Unbequeme Entscheidungen

PCR-Testverfahren
Flächendeckendes Testen ist nicht nur eine epidemiologische Notwendigkeit. Es ist – auch – ein ganz gutes Geschäft.
Christian Böhmer

Christian Böhmer

Der Tiroler Landesregierung sind zwei Mitglieder abhandengekommen, und bei allem Respekt für das „Heilige Land“: Für gewöhnlich endet das Interesse an Nachrichten wie diesen sehr verlässlich an der Landesgrenze.

Im Fall des gegangenen Gesundheitslandes Bernhard Tilg ist das anders.Denn was im Tiroler Krisenmanagement schiefgelaufen ist, hat nicht nur Tirol oder Österreich, sondern (Stichwort: Ischgl) ganz Europa bewegt.

Tilg ist das zweifelhafte Kunststück geglückt, dem Begriff des „politischen Missmanagements“ ein Gesicht zu geben. Und so besteht zur Stunde tatsächlich der Verdacht, dass ein PCR-Labor ohne Ausschreibung und fachliche Eignung im öffentlichen Auftrag Hunderttausende Corona-Testungen erledigt und dafür Millionen an Steuergeld bekommen hat.

Welche Rolle Tilg bei der „Labor-Affäre“ zukommt, lässt sich nicht abschließend beantworten. Die Tiroler Causa steht allerdings fast stellvertretend für eine Herausforderung, der sich in den nächsten Monaten nicht nur einzelne Gesundheitslandesräte, sondern die Politik an sich zu stellen hat.

Allein das Bundesland Wien liefert mit der Aktion „Alles gurgelt“ Woche für Woche stattliche 1,2 Millionen Corona-PCR-Tests an seine Bürger aus. Bei bis zu 60 Euro, die die öffentliche Hand für jede Auswertung eines PCR-Tests bezahlt, ist klar: Flächendeckendes Testen ist nicht nur eine epidemiologische Notwendigkeit, es ist – auch – ein ganz gutes Geschäft.

Dasselbe gilt fürs Impfen: Erst am Mittwoch hat die Bundesregierung 42 Millionen Impfdosen für die nächsten beiden Jahre geordert. Pro Stich und Dosis steht Ärzten ein Honorar von 25 Euro zu.

Um keinen falschen Eindruck zu vermitteln: Hochwertige Medizin gibt’s nicht geschenkt. Wer will, dass Labore am technischen Letztstand sind, muss sie ordentlich bezahlen. Und auch ein impfender Arzt, der Patienten gut berät und betreut, hat sich ein anständiges Honorar verdient.

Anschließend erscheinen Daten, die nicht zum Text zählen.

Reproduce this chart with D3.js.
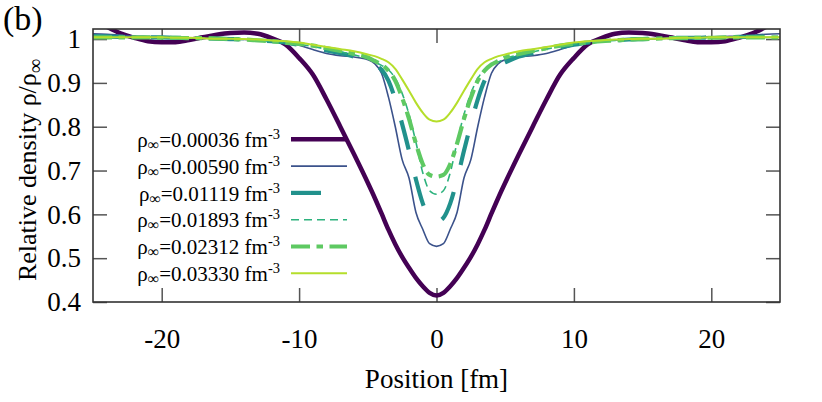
<!DOCTYPE html>
<html>
<head>
<meta charset="utf-8">
<script src="https://cdn.jsdelivr.net/npm/d3@7"></script>
<style>
  html, body { margin: 0; padding: 0; background: #fff; }
  svg { display: block; }
  svg text { font-family: "Liberation Serif", "Times New Roman", Times, Tinos, "DejaVu Serif", "Noto Serif", serif !important; }
</style>
</head>
<body>
<svg id="chart" width="822" height="402"></svg>
<script>
// ---------- data ----------
const positions = [-25,-24,-23,-22,-21,-20,-19,-18,-17,-16,-15,-14,-13,-12,-11,-10,-9,-8,-7,-6,-5,-4.5,-4,-3.5,-3,-2.5,-2,-1.5,-1,-0.5,0,0.5,1,1.5,2,2.5,3,3.5,4,4.5,5,6,7,8,9,10,11,12,13,14,15,16,17,18,19,20,21,22,23,24,25];

const rho00036 = [1.045,1.028,1.013,1.003,0.995,0.9925,0.993,0.998,1.004,1.010,1.014,1.015,1.012,1.002,0.988,0.957,0.919,0.862,0.800,0.737,0.672,0.638,0.602,0.565,0.532,0.503,0.478,0.455,0.436,0.421,0.415,0.421,0.436,0.455,0.478,0.503,0.532,0.565,0.602,0.638,0.672,0.737,0.800,0.862,0.919,0.957,0.988,1.002,1.012,1.015,1.014,1.010,1.004,0.998,0.993,0.9925,0.995,1.003,1.013,1.028,1.045];

const rho00590 = [1.012,1.011,1.009,1.007,1.006,1.005,1.004,1.003,1.002,1.001,1.000,0.999,0.998,0.996,0.993,0.986,0.976,0.967,0.962,0.959,0.953,0.944,0.922,0.868,0.800,0.725,0.683,0.605,0.566,0.533,0.527,0.533,0.566,0.605,0.683,0.725,0.800,0.868,0.922,0.944,0.953,0.959,0.962,0.967,0.976,0.986,0.993,0.996,0.998,0.999,1.000,1.001,1.002,1.003,1.004,1.005,1.006,1.007,1.009,1.011,1.012];

const rho01119 = [1.007,1.006,1.005,1.005,1.004,1.004,1.003,1.003,1.002,1.001,1.000,0.999,0.997,0.995,0.992,0.987,0.981,0.974,0.968,0.960,0.947,0.940,0.930,0.905,0.862,0.806,0.745,0.680,0.625,0.592,0.583,0.592,0.625,0.680,0.745,0.806,0.862,0.905,0.930,0.940,0.947,0.960,0.968,0.974,0.981,0.987,0.992,0.995,0.997,0.999,1.000,1.001,1.002,1.003,1.003,1.004,1.004,1.005,1.005,1.006,1.007];

const rho01893 = [1.004,1.004,1.004,1.004,1.004,1.003,1.003,1.002,1.002,1.001,1.000,0.999,0.997,0.995,0.992,0.988,0.983,0.977,0.971,0.964,0.955,0.948,0.940,0.930,0.910,0.876,0.828,0.765,0.695,0.654,0.646,0.654,0.695,0.765,0.828,0.876,0.910,0.930,0.940,0.948,0.955,0.964,0.971,0.977,0.983,0.988,0.992,0.995,0.997,0.999,1.000,1.001,1.002,1.002,1.003,1.003,1.004,1.004,1.004,1.004,1.004];

const rho02312 = [1.004,1.004,1.004,1.004,1.004,1.003,1.003,1.002,1.002,1.001,1.000,0.999,0.997,0.995,0.992,0.989,0.985,0.979,0.973,0.966,0.958,0.950,0.942,0.928,0.905,0.866,0.818,0.762,0.715,0.690,0.686,0.690,0.715,0.762,0.818,0.866,0.905,0.928,0.942,0.950,0.958,0.966,0.973,0.979,0.985,0.989,0.992,0.995,0.997,0.999,1.000,1.001,1.002,1.002,1.003,1.003,1.004,1.004,1.004,1.004,1.004];

const rho03330 = [1.004,1.004,1.004,1.004,1.004,1.004,1.003,1.003,1.002,1.001,1.001,1.000,0.999,0.997,0.995,0.992,0.987,0.982,0.977,0.972,0.965,0.961,0.955,0.947,0.932,0.908,0.882,0.855,0.832,0.816,0.812,0.816,0.832,0.855,0.882,0.908,0.932,0.947,0.955,0.961,0.965,0.972,0.977,0.982,0.987,0.992,0.995,0.997,0.999,1.000,1.001,1.001,1.002,1.003,1.003,1.004,1.004,1.004,1.004,1.004,1.004];

const seriesLabels = ["0.00036","0.00590","0.01119","0.01893","0.02312","0.03330"];
const xTicks = [-20,-10,0,10,20];
const yTicks = [0.4,0.5,0.6,0.7,0.8,0.9,1];

// ---------- styles ----------
const styles = [
  {color:"#440154", width:4.5, dash:null},
  {color:"#3b528b", width:1.6, dash:null},
  {color:"#21918c", width:4.2, dash:"30,28"},
  {color:"#2db27d", width:1.6, dash:"8,5"},
  {color:"#5ec962", width:4.2, dash:"19,6.5,6.5,6.5"},
  {color:"#b5de2b", width:2.0, dash:null}
];
const allSeries = [rho00036, rho00590, rho01119, rho01893, rho02312, rho03330];

const svg = d3.select("#chart");
const L = 93, R = 780, T = 29, B = 302;
const x = d3.scaleLinear().domain([-25,25]).range([L,R]);
const y = d3.scaleLinear().domain([0.4,1.023]).range([B,T]);

svg.append("defs").append("clipPath").attr("id","clip")
  .append("rect").attr("x",L).attr("y",T).attr("width",R-L).attr("height",B-T);

const tickColor = "#555";
function styleAxis(g){
  g.attr("font-family", null);
  g.select(".domain").remove();
  g.selectAll(".tick line").attr("stroke",tickColor).attr("stroke-width",1.5);
  g.selectAll(".tick text").attr("fill","#000").attr("font-size",27);
}
svg.append("g").attr("transform",`translate(0,${B})`)
  .call(d3.axisBottom(x).tickValues(xTicks).tickSize(-14).tickPadding(27).tickFormat(d=>String(d)))
  .call(styleAxis);
svg.append("g").attr("transform",`translate(0,${T})`)
  .call(d3.axisTop(x).tickValues(xTicks).tickSize(-14).tickFormat(""))
  .call(styleAxis);
svg.append("g").attr("transform",`translate(${L},0)`)
  .call(d3.axisLeft(y).tickValues(yTicks).tickSize(-14).tickPadding(12).tickFormat(d3.format("~g")))
  .call(styleAxis);
svg.append("g").attr("transform",`translate(${R},0)`)
  .call(d3.axisRight(y).tickValues(yTicks).tickSize(-14).tickFormat(""))
  .call(styleAxis);

const line = d3.line().x((d,i)=>x(positions[i])).y(d=>y(d)).curve(d3.curveMonotoneX);
const plot = svg.append("g").attr("clip-path","url(#clip)");
allSeries.forEach((s,k)=>{
  plot.append("path").datum(s)
    .attr("d",line)
    .attr("fill","none")
    .attr("stroke",styles[k].color)
    .attr("stroke-width",styles[k].width)
    .attr("stroke-dasharray",styles[k].dash)
    .attr("stroke-linejoin","round");
});

svg.append("rect").attr("x",L).attr("y",T).attr("width",R-L).attr("height",B-T)
  .attr("fill","none").attr("stroke","#333").attr("stroke-width",1.6);

const legY0 = 139.3, legDy = 26.8;
seriesLabels.forEach((lab,k)=>{
  const yy = legY0 + k*legDy;
  const t = svg.append("text").attr("x",280).attr("y",yy+7.6)
    .attr("text-anchor","end").attr("font-size",21).attr("fill","#000");
  t.append("tspan").text("ρ");
  t.append("tspan").attr("font-size",16).attr("dy",3).text("∞");
  t.append("tspan").attr("dy",-3).text("=" + lab + " fm");
  t.append("tspan").attr("font-size",14.5).attr("dy",-8).text("-3");
  svg.append("line").attr("x1",291).attr("x2",347).attr("y1",yy).attr("y2",yy)
    .attr("stroke",styles[k].color).attr("stroke-width",styles[k].width)
    .attr("stroke-dasharray",styles[k].dash);
});

svg.append("text").attr("x",(L+R)/2).attr("y",388).attr("text-anchor","middle")
  .attr("font-size",27).text("Position [fm]");
const yl = svg.append("text").attr("transform","translate(36,170) rotate(-90)")
  .attr("text-anchor","middle").attr("font-size",26);
yl.append("tspan").text("Relative density ρ/ρ");
yl.append("tspan").attr("font-size",20).attr("dy",6).text("∞");

svg.append("text").attr("x",3).attr("y",29.5).attr("font-size",34).text("(b)");
</script>
</body>
</html>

Es wäre aber naiv zu glauben, dass bei gesundheitspolitischen Entscheidungen wie „Wer kann testen?“ oder „Wer darf impfen?“ nur medizinische Argumente eine Rolle spielen. Es geht auch ums Geld, um die eigene Einflusssphäre – und deren Verteidigung. Nicht von ungefähr zählen Interessenvertreter wie die Ärzte-, Apotheker- oder Wirtschaftskammer zu den finanziell wie politisch potentesten Lobbyinggruppen des Landes.

Wer also die Frage beantwortet, wie Österreich in Zukunft testen oder impfen muss, macht sich damit zwangsläufig Feinde. Gesundheitsminister Wolfgang Mückstein hat bei seinem Amtsantritt versichert, er habe keine Angst vor unpopulären Entscheidungen. Es ist gut möglich, dass er das schneller beweisen muss, als ihm vielleicht lieb ist.